Side with commonsense
I am firmly of the view that most people want the Government to focus – and focus on solving today’s problems in a practical and pragmatic way. I will work tirelessly, as I have done since first elected, to ensure that the interests of North Dorset are taken into account when policy evolves. I want to make sure that Government is doing all it can to help and support people locally. In so doing, I appreciate that sometimes puts me out of step with Government – but I have usually found that the commonsense side of the argument, that I am inclined to be on, usually wins through in the end. Let me give you some recent examples.
I have made clear, both publicly and privately, that I will not support a resurrection of fracking. I will continue with this campaign and hope that Government listens. Fracking is bad news for Dorset’s environment. I hope Government listens to the public mood.
Likewise, I could not fathom any economic, social or political merit in removing the 45p income tax band. The Government listened to many voices making the same point and has changed direction. I welcome that.
I have also made clear that I believe that benefits across the board should rise with the rate of inflation this year. You cannot build a successful economy by making the lives of some of the most vulnerable in society more difficult.
It is the dragon of inflation that must be slayed, not our pledge to protect the vulnerable of our country.

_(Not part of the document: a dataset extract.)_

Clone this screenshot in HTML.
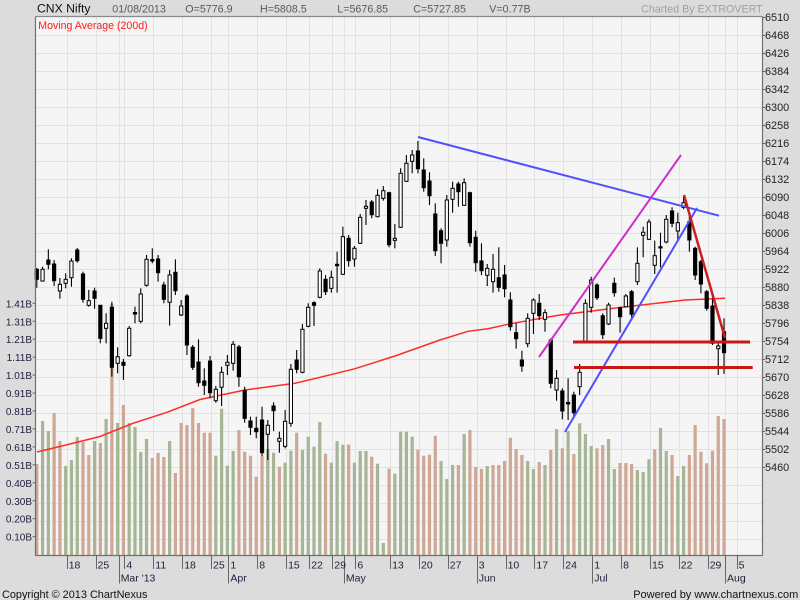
<!DOCTYPE html>
<html><head><meta charset="utf-8">
<style>
html,body{margin:0;padding:0;background:#dcdcdc;}
svg{display:block;font-family:"Liberation Sans",Arial,sans-serif;}
</style></head>
<body>
<svg id="c" width="800" height="600" viewBox="0 0 800 600" xmlns="http://www.w3.org/2000/svg">
<rect x="0" y="0" width="800" height="600" fill="#dcdcdc"/>
<rect x="36" y="17" width="726" height="538" fill="#f5f5f5"/>
<g id="grid" stroke="#e2e2e2" stroke-width="1"></g>
<g id="vol"></g>
<polyline fill="none" stroke="#ff2a2a" stroke-width="1.5" points="37,452 66,445 100,436.5 133,423.3 167,412.3 200,399.5 245,390 295,383.3 320,377.3 355,368.7 395,356 440,340 468,331.3 488,328.7 508,324.3 535,319.3 560,315 620,307.5 685,300 725,298.3"/>
<g id="cdl"></g>
<!-- trend lines -->
<line x1="418" y1="137" x2="719" y2="215.7" stroke="#5050ff" stroke-width="2"/>
<line x1="565" y1="432" x2="697" y2="208" stroke="#5050ff" stroke-width="2"/>
<line x1="539" y1="357" x2="681" y2="155" stroke="#cc30cc" stroke-width="2"/>
<line x1="684" y1="195" x2="725" y2="338" stroke="#cc2020" stroke-width="2.5"/>
<line x1="573" y1="342" x2="750" y2="342" stroke="#cc1515" stroke-width="3"/>
<line x1="574" y1="367.5" x2="752.7" y2="367.5" stroke="#cc1515" stroke-width="3"/>
<!-- axes -->
<g stroke="#707070" stroke-width="1.2" fill="none">
<line x1="35.5" y1="16.5" x2="762.5" y2="16.5" stroke="#8a8a8a"/>
<line x1="35.5" y1="16.5" x2="35.5" y2="555.5"/>
<line x1="762.5" y1="16.5" x2="762.5" y2="555.5"/>
<line x1="35.5" y1="555.5" x2="762.5" y2="555.5"/>
</g>
<g id="ticks" stroke="#666" stroke-width="1"></g>

<!-- header -->
<text x="37" y="12.7" font-size="12.2" fill="#111">CNX Nifty</text>
<g font-size="10.7" fill="#5a5a5a">
<text x="112.3" y="12.7">01/08/2013</text>
<text x="185.3" y="12.7">O=5776.9</text>
<text x="260" y="12.7">H=5808.5</text>
<text x="337.3" y="12.7">L=5676.85</text>
<text x="413.3" y="12.7">C=5727.85</text>
<text x="489.3" y="12.7">V=0.77B</text>
</g>
<text x="762.7" y="12.7" font-size="10.7" fill="#a0a0a0" text-anchor="end">Charted By EXTROVERT</text>
<text x="38.3" y="29" font-size="10.6" fill="#ff1a1a">Moving Average (200d)</text>

<!-- right axis -->
<g font-size="10.9" fill="#222">
<text x="765" y="21">6510</text>
<text x="765" y="39">6468</text>
<text x="765" y="57">6426</text>
<text x="765" y="75">6384</text>
<text x="765" y="93">6342</text>
<text x="765" y="111">6300</text>
<text x="765" y="129">6258</text>
<text x="765" y="147">6216</text>
<text x="765" y="165">6174</text>
<text x="765" y="183">6132</text>
<text x="765" y="201">6090</text>
<text x="765" y="219">6048</text>
<text x="765" y="237">6006</text>
<text x="765" y="255">5964</text>
<text x="765" y="273">5922</text>
<text x="765" y="291">5880</text>
<text x="765" y="309">5838</text>
<text x="765" y="327">5796</text>
<text x="765" y="345">5754</text>
<text x="765" y="363">5712</text>
<text x="765" y="381">5670</text>
<text x="765" y="399">5628</text>
<text x="765" y="417">5586</text>
<text x="765" y="435">5544</text>
<text x="765" y="453">5502</text>
<text x="765" y="471">5460</text>
</g>

<!-- left volume axis -->
<g font-size="10" fill="#1e1e3c" text-anchor="end">
<text x="32" y="307.3">1.41B</text>
<text x="32" y="325.3">1.31B</text>
<text x="32" y="343.2">1.21B</text>
<text x="32" y="361.2">1.11B</text>
<text x="32" y="379.1">1.01B</text>
<text x="32" y="397.1">0.91B</text>
<text x="32" y="415">0.81B</text>
<text x="32" y="433">0.71B</text>
<text x="32" y="451">0.61B</text>
<text x="32" y="468.9">0.51B</text>
<text x="32" y="486.8">0.40B</text>
<text x="32" y="504.8">0.30B</text>
<text x="32" y="522.7">0.20B</text>
<text x="32" y="540.7">0.10B</text>
</g>

<!-- bottom axis labels -->
<g font-size="10.5" fill="#1e1e3c">
<text x="68.7" y="568.5">18</text>
<text x="97.5" y="568.5">25</text>
<text x="126.4" y="568.5">4</text>
<text x="155.3" y="568.5">11</text>
<text x="184.2" y="568.5">18</text>
<text x="213" y="568.5">25</text>
<text x="230.4" y="568.5">1</text>
<text x="259.2" y="568.5">8</text>
<text x="288.1" y="568.5">15</text>
<text x="311.2" y="568.5">22</text>
<text x="334.3" y="568.5">29</text>
<text x="357.4" y="568.5">6</text>
<text x="392.1" y="568.5">13</text>
<text x="421" y="568.5">20</text>
<text x="449.8" y="568.5">27</text>
<text x="478.7" y="568.5">3</text>
<text x="507.6" y="568.5">10</text>
<text x="536.4" y="568.5">17</text>
<text x="565.3" y="568.5">24</text>
<text x="594.2" y="568.5">1</text>
<text x="623.1" y="568.5">8</text>
<text x="652" y="568.5">15</text>
<text x="680.8" y="568.5">22</text>
<text x="709.7" y="568.5">29</text>
<text x="738.6" y="568.5">5</text>
<text x="120.7" y="581.5">Mar '13</text>
<text x="230.4" y="581.5">Apr</text>
<text x="345.9" y="581.5">May</text>
<text x="478.7" y="581.5">Jun</text>
<text x="594.2" y="581.5">Jul</text>
<text x="727" y="581.5">Aug</text>
</g>

<!-- footer -->
<text x="2" y="598" font-size="10.9" fill="#111">Copyright © 2013 ChartNexus</text>
<text x="798.3" y="598" font-size="11" fill="#111" text-anchor="end">Powered by www.chartnexus.com</text>
</svg>
<script>
(function(){
var NS="http://www.w3.org/2000/svg";
function el(tag,attrs,parent){var e=document.createElementNS(NS,tag);for(var k in attrs)e.setAttribute(k,attrs[k]);parent.appendChild(e);return e;}
var grid=document.getElementById('grid'),vol=document.getElementById('vol'),cdl=document.getElementById('cdl'),ticks=document.getElementById('ticks');
// horizontal grid
for(var k=1;k<30;k++){var y=17+18*k+0.5;el('line',{x1:36,y1:y,x2:762,y2:y},grid);}
var TX0=37.8,DX=5.775;
var wk=[5,10,15,20,25,30,33,38,43,47,51,55,61,66,71,76,81,86,91,96,101,106,111,116,121];
var mo=[14,33,53,76,96,119];
var all=wk.concat(mo);
all.forEach(function(i){var x=Math.round(TX0+i*DX)+0.5;if(x<762)el('line',{x1:x,y1:17,x2:x,y2:555},grid);});
wk.forEach(function(i){var x=Math.round(TX0+i*DX)+0.5;el('line',{x1:x,y1:555,x2:x,y2:569},ticks);});
mo.forEach(function(i){var x=Math.round(TX0+i*DX)+0.5;el('line',{x1:x,y1:555,x2:x,y2:583.5},ticks);});
// right ticks
for(var k=0;k<26;k++){var y=17+18*k+0.5;el('line',{x1:762,y1:y,x2:765,y2:y},ticks);}
// left ticks
for(var k=0;k<14;k++){var y=303.3+17.95*k;el('line',{x1:32.5,y1:y,x2:36,y2:y},ticks);}
var C=[
[0,269.3,279.3,268,287.7],[1,269.3,281,266.7,281.7],[0,260,264.3,249.3,269.3],[0,264,280.7,260,286],[1,284.3,291,278,298.7],
[1,279.3,283.3,273.3,288.3],[1,261,277.7,258.3,286.7],[0,250,260.7,248,262.7],[0,274,299.3,271.7,302.7],[1,300.7,305.3,290,306.7],
[0,291,298.3,287.7,308.7],[0,305.3,338.3,305,343.3],[1,323.3,328.3,313.3,343.3],[0,307.3,367.3,301.7,376.7],[1,356.7,363.3,347.3,373.3],
[0,362.3,365.3,359,380],[1,328.3,355.7,326,356.7],[0,312.5,314,306.7,323.3],[1,294,321.3,288.3,323.3],[1,259.3,285.3,255,286.7],
[0,259.5,261,248.3,263.3],[0,259,272.7,255,281.7],[0,285,299.3,281.7,303.3],[1,275,302.3,270,325.7],[0,272.3,290.7,259.3,295],
[1,306,315,300,316],[0,296,345,294,355],[0,347.3,367.3,345,370],[0,362,382.7,339.3,386.7],[0,381,385.3,368.3,395],
[0,361,392.7,356,398.3],[1,389.3,400.7,386,402.7],[1,372.3,387.3,366.7,406],[1,362.3,365.3,355,375],[1,344.3,363.3,341,370.7],
[0,347,376.7,345,386.7],[0,390.7,418.3,386.7,422.7],[0,421,427.3,416.7,435],[0,428.3,431.7,416.7,438.3],[0,420,452.7,406.7,456],
[1,425.3,434.3,420,460],[0,406,410.7,402.3,431],[1,438.3,441.3,431.7,452.7],[1,421.3,446.3,410,448.3],[1,369.3,423.3,364,426.7],
[0,360,369.3,350,373.3],[1,329.3,372.3,324,373.3],[1,307.3,326.3,303.3,327.3],[0,302.7,305.3,301.3,326],[1,271,297.3,268.3,298.3],
[0,279.3,291.7,275,295],[1,277.3,288.3,270.7,292.7],[0,264.3,265.7,251.7,292.7],[1,236.7,274.3,226.7,275],[0,238.3,260.7,235,266.7],
[1,248.3,259,246,266.7],[1,217.3,243.3,214,244],[1,206.3,208.3,200,225],[0,202,214.7,200,218.3],[1,195.3,216.7,189.3,217.3],
[1,190.7,198.3,186,200.7],[0,192.7,244.7,191.7,247.3],[1,238.3,240.3,224,248.3],[1,173.3,227.3,168.3,228],[1,163.3,181.3,155,182],
[1,155,161.3,150,173.3],[0,151,168.7,141,173.3],[0,170,187.7,158.3,191.7],[0,181,195.7,172.3,205],[0,214,250.7,203.3,256],
[0,230.7,243.3,228.3,263.3],[1,200,240,195,246.7],[1,188.3,199.3,181.7,212.7],[0,184,191.7,181.7,206.7],[1,182.7,205.3,178.3,206],
[0,192.7,242.7,191.7,246.7],[0,237.3,262.7,230.7,271.7],[0,261,270.7,243.3,275],[1,268.3,275.3,264,286],[1,269.3,281.7,254,292.7],
[0,277.7,287.3,247.3,291.7],[0,275,288.7,265,297.3],[0,300,326.7,292.3,330.7],[0,332.7,338.7,323.3,348.7],[0,360,366,350.7,371.7],
[1,318.3,343.7,313.3,347.3],[1,300,313.3,298.3,334],[0,303.3,315.7,294,320],[1,312.7,319.3,309.3,331.7],[0,340,383.3,338.3,388.3],
[1,378.3,390,370,400.7],[0,391,411,388.3,419.3],[0,402.5,404,378.3,420],[0,395,412.7,391.7,418.3],[1,372.3,386.7,364,395],
[1,303.3,342.3,299.3,342.3],[1,280,307.3,276.7,312.7],[0,285,297.7,283.3,300],[0,315.7,334.7,313.3,339],[1,305,324,302.7,325],
[0,283.3,292.7,277.7,296.7],[0,307.7,316.7,306.7,332.7],[1,296,306.7,294,307.3],[0,291.7,314.3,290,320],[1,263.3,281.7,247.3,285],
[1,232.3,235.3,226.7,257.3],[1,222,239.3,219.3,240],[1,255.7,265.3,240.7,274],[0,246.7,248,232.7,267.3],[1,219.3,242,215,243.3],
[0,211,223.3,207.3,227.3],[1,222.7,231,212.7,240],[1,202.7,207.5,196,209.3],[0,221.7,240,213.3,251.7],[0,248.3,275,246.7,280],
[0,261.7,284,260,293.3],[0,291.7,308.3,290,310.7],[0,306,343.3,296.7,345],[1,346,348.7,341.7,375],[0,331.7,352.7,318.3,374]
];
var V=[
[464,0],[421,1],[431,1],[413,0],[441,0],[466,1],[460,1],[437,1],[442,0],[455,0],
[441,1],[443,0],[419,1],[304,0],[423,1],[405,0],[423,1],[427,1],[452,1],[439,1],
[458,0],[453,0],[457,0],[441,1],[473,0],[423,0],[425,0],[408,0],[423,0],[432.7,0],
[432.7,0],[455.7,1],[408.7,1],[465.7,1],[451,1],[430,0],[451.7,0],[455.7,0],[476.7,0],[455.7,0],
[449,1],[452.7,1],[466.7,0],[462.7,1],[450.7,1],[432.7,0],[450,1],[436.7,1],[446.7,1],[422,1],
[453.7,0],[462.7,1],[441,1],[444.7,1],[444.7,0],[462.7,1],[451,1],[451,1],[456.7,0],[463.7,1],
[543,1],[468.7,0],[473.7,1],[431.7,1],[431.7,1],[436.7,1],[449.7,0],[455.7,0],[454.7,0],[435.7,0],
[461,1],[479,1],[465,1],[465,0],[434,1],[430,0],[467,0],[469,0],[466,1],[465,0],
[465,0],[461,0],[437.7,0],[449,0],[455,0],[461,1],[469,1],[462,0],[465,1],[450,0],
[429,1],[448.3,0],[431,1],[454,0],[423.3,1],[434,1],[446,1],[448.3,0],[445,0],[439,1],
[469,1],[463,0],[463,0],[464,0],[470,1],[472,1],[459.3,1],[449.3,0],[428,1],[451,1],
[455,0],[476,1],[466,1],[455,0],[425,0],[451.7,0],[463.3,0],[450.7,0],[416,0],[419,0]
];
var X0=36.8;
V.forEach(function(v,i){var x=X0+i*DX;el('rect',{x:(x-1.6).toFixed(2),y:v[0],width:3.2,height:(555-v[0]).toFixed(2),fill:v[1]?'#a5b595':'#cfa795'},vol);});
C.forEach(function(c,i){var x=X0+i*DX;
el('line',{x1:x,y1:c[3],x2:x,y2:c[4],stroke:'#000','stroke-width':1.1},cdl);
var h=Math.max(c[2]-c[1],1.2);
if(c[0]){el('rect',{x:(x-1.6).toFixed(2),y:c[1],width:3.2,height:h.toFixed(2),fill:'#fff',stroke:'#000','stroke-width':1},cdl);}
else{el('rect',{x:(x-2.1).toFixed(2),y:c[1]-0.5,width:4.2,height:(h+1).toFixed(2),fill:'#000'},cdl);}
});
})();
</script>
</body></html>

During the summer I made clear that helping households with fuel bills was not a ‘handout’ but a vital measure of support due to unforeseen and arguably unforeseeable events. I therefore welcome the package of measures that the Government has announced for both domestic and business customers. I continue to advocate for a Windfall Tax (as, incidentally, does Shell).
As a Conservative I of course welcome competitive and realistic levels of tax (both personal and corporate). Reducing the tax burden is important and is a noble enterprise, but it should only be delivered when it is affordable. I remain distinctly uncomfortable with the strategy of borrowing to fund tax cuts, and wait to see what the Office for Budget Responsibility has to say on that matter before the Treasury proceeds. I remain implacably opposed to delivering tax cuts funded by reducing investment in vital public services that the vast vast majority of our fellow citizens use, be it local government, health or education.
High quality public services produce results which play a key role in levelling up. Being poorly educated, feeling unsafe or being unhealthy does not economy contributors make.
So, whatever the season, I shall continue, to the best of my abilities, to advocate for North Dorset in the ‘corridors of power’.
To try to secure the best deal I can for you.
I share Churchill’s old view (not one shared by any party’s Whips’ Office) that it’s constituency, country then party that should dictate and shape an MP’s action.